Lack of familiarity and/or previous experiences with external data that may not have yielded immediate results or required extra justification has led to situations where internal and external data may not necessarily undergo the same level of due diligence. It’s unsurprising that organisations and their data practitioners generally feel more acquainted with internal data and it is often considered more controllable. But, whilst the approach to using different types of data is strongly influenced by different factors, such as sensitivity, compliance, and the specific application, there is a strong case for both internal and external data to undergo similar due diligence in modelling processes.

External data sources can be a goldmine for innovation and discovery, enabling data scientists to uncover new trends, correlations or relationships that lead to innovative solutions or product ideas. Depending solely on internal data can limit problem-solving capabilities and adaptability to emerging and evolving market conditions.

Data science requires research and experimentation with results revealing that data scientists don’t necessarily get the best outcomes the first time around by using external data, however when it’s pertinent and employed accurately, the results are readily apparent with more than 3 out of 4 respondents reporting results which exceeded their expectations.

Those who only work with one or limited external data suppliers may be missing out

The report shows that over 98% of respondents are convinced that it’s important to regularly investigate external data and that there is no single, perfect way of finding good external data, with incumbent data suppliers, established market-places and internal colleagues being the main ways of finding out about external data.

Despite the high usage of external data, responses suggest that organisations may be depending on what they perceive as safe avenues to uncover new sources. Alternatively, they may be deficient in exploring fresh acquisition alternatives, or perhaps they are not applying a rigorous enough approach to external data evaluation and integration – all of which are significantly hindering their ability to derive full value from it.

Drilling down on the need to solidly protect and govern data supply chains so they remain trustworthy and available is a priority – the obvious conclusion is that these should always be evaluated as part of the ‘quality’ measures of each new source.

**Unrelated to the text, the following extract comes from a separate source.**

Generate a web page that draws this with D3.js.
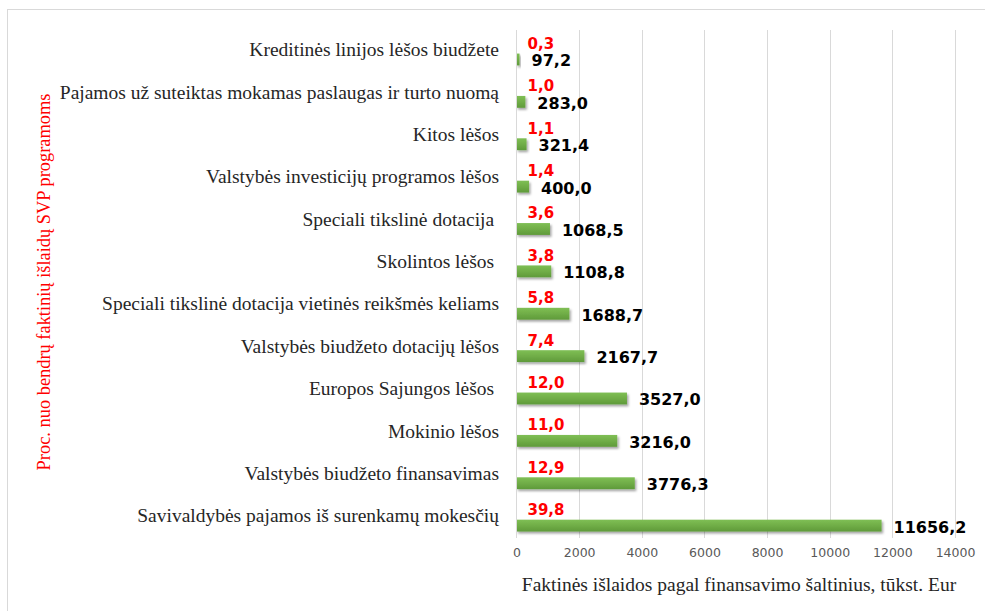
<!DOCTYPE html>
<html><head><meta charset="utf-8">
<script src="https://cdn.jsdelivr.net/npm/d3@7"></script>
<style>body{margin:0;background:#fff}svg{display:block}</style>
</head><body>
<script>
const categories = [
  "Kreditinės linijos lėšos biudžete",
  "Pajamos už suteiktas mokamas paslaugas ir turto nuomą",
  "Kitos lėšos",
  "Valstybės investicijų programos lėšos",
  "Speciali tikslinė dotacija\u00a0",
  "Skolintos lėšos\u00a0",
  "Speciali tikslinė dotacija vietinės reikšmės keliams",
  "Valstybės biudžeto dotacijų lėšos",
  "Europos Sajungos lėšos\u00a0",
  "Mokinio lėšos",
  "Valstybės biudžeto finansavimas",
  "Savivaldybės pajamos iš surenkamų mokesčių"
];
const values = [97.2, 283.0, 321.4, 400.0, 1068.5, 1108.8, 1688.7, 2167.7, 3527.0, 3216.0, 3776.3, 11656.2];
const percents = [0.3, 1.0, 1.1, 1.4, 3.6, 3.8, 5.8, 7.4, 12.0, 11.0, 12.9, 39.8];
const xTicks = [0, 2000, 4000, 6000, 8000, 10000, 12000, 14000];
const xTitle = "Faktinės išlaidos pagal finansavimo šaltinius, tūkst. Eur";
const yTitle = "Proc. nuo bendrų faktinių išlaidų SVP programoms";

const W = 985, H = 611;
const svg = d3.select("body").append("svg").attr("width", W).attr("height", H);
const defs = svg.append("defs");
const f = defs.append("filter").attr("id","sh").attr("x","-20%").attr("y","-50%").attr("width","150%").attr("height","250%");
f.append("feDropShadow").attr("dx",1.5).attr("dy",2).attr("stdDeviation",1.2).attr("flood-color","#000").attr("flood-opacity",0.35);
const g = defs.append("linearGradient").attr("id","gr").attr("x1",0).attr("y1",0).attr("x2",0).attr("y2",1);
g.append("stop").attr("offset","0%").attr("stop-color","#7fbf55");
g.append("stop").attr("offset","50%").attr("stop-color","#70ad47");
g.append("stop").attr("offset","100%").attr("stop-color","#5f9a3a");

svg.append("rect").attr("x",7.5).attr("y",9.5).attr("width",1000).attr("height",700)
  .attr("fill","#fff").attr("stroke","#d9d9d9");

const x = d3.scaleLinear().domain([0, 14000]).range([516.5, 955]);
const y = d3.scaleBand().domain(categories).range([38.3, 546.8]).paddingInner(0.72).paddingOuter(0.36);
const plotTop = 30, plotBot = 538;

// gridlines
svg.append("g").selectAll("line").data(xTicks.slice(1)).join("line")
  .attr("x1", d => Math.round(x(d))+0.5).attr("x2", d => Math.round(x(d))+0.5)
  .attr("y1", plotTop).attr("y2", plotBot).attr("stroke", "#d9d9d9").attr("stroke-width", 1);

// x axis tick labels
const xAxis = d3.axisBottom(x).tickValues(xTicks).tickSize(0).tickPadding(0).tickFormat(d => String(d));
const xa = svg.append("g").attr("transform", `translate(0,${plotBot+19})`).call(xAxis);
xa.select(".domain").remove();
xa.selectAll("text").attr("font-family","DejaVu Sans").attr("font-size","12.5px").attr("fill","#595959").attr("dy","0");

// bars
svg.append("g").selectAll("rect").data(values).join("rect")
  .attr("x", x(0)).attr("y", (d,i) => y(categories[i]))
  .attr("width", d => x(d) - x(0)).attr("height", y.bandwidth())
  .attr("fill", "url(#gr)").attr("filter","url(#sh)");

// y axis line
svg.append("line").attr("x1",516.5).attr("x2",516.5).attr("y1",plotTop).attr("y2",plotBot)
  .attr("stroke","#d9d9d9").attr("stroke-width",1);

// category labels
const yAxis = d3.axisLeft(y).tickSize(0).tickPadding(0);
const ya = svg.append("g").attr("transform","translate(499,-9.5)").call(yAxis);
ya.select(".domain").remove();
ya.selectAll("text").attr("font-family","Liberation Serif").attr("font-size","19.5px").attr("fill","#262626")
  .attr("style","white-space:pre");

// value labels
const cy = i => y(categories[i]) + y.bandwidth()/2;
svg.append("g").selectAll("text").data(values).join("text")
  .attr("x", d => x(d) + 12).attr("y", (d,i) => cy(i) + 7)
  .attr("font-family","DejaVu Sans").attr("font-weight","bold").attr("font-size","16px").attr("fill","#000")
  .text(d => d.toFixed(1).replace(".", ","));

// percent labels
svg.append("g").selectAll("text").data(percents).join("text")
  .attr("x", 527.5).attr("y", (d,i) => cy(i) - 10.5)
  .attr("font-family","DejaVu Sans").attr("font-weight","bold").attr("font-size","15px").attr("fill","#ff0000")
  .text(d => d.toFixed(1).replace(".", ","));

// titles
svg.append("text").attr("x", 739).attr("y", 591).attr("text-anchor","middle")
  .attr("font-family","Liberation Serif").attr("font-size","19.5px").attr("fill","#262626").text(xTitle);
svg.append("text").attr("transform","translate(49.5,282) rotate(-90)").attr("text-anchor","middle")
  .attr("font-family","Liberation Serif").attr("font-size","18.4px").attr("fill","#ff0000").text(yTitle);
</script>
</body></html>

140 different job titles where roles are principally data science and data analytics

The proliferation of job titles related to data handling and analysing data prompts the question whether companies fully grasp the breadth, significance, and potential of data science within their own organisations.

And, whilst a ‘nirvana’ state of complete happiness in every data team is unrealistic, many have begun to benefit from the enlightenment and liberation attainable through the shrewd use of trusted and unique external data.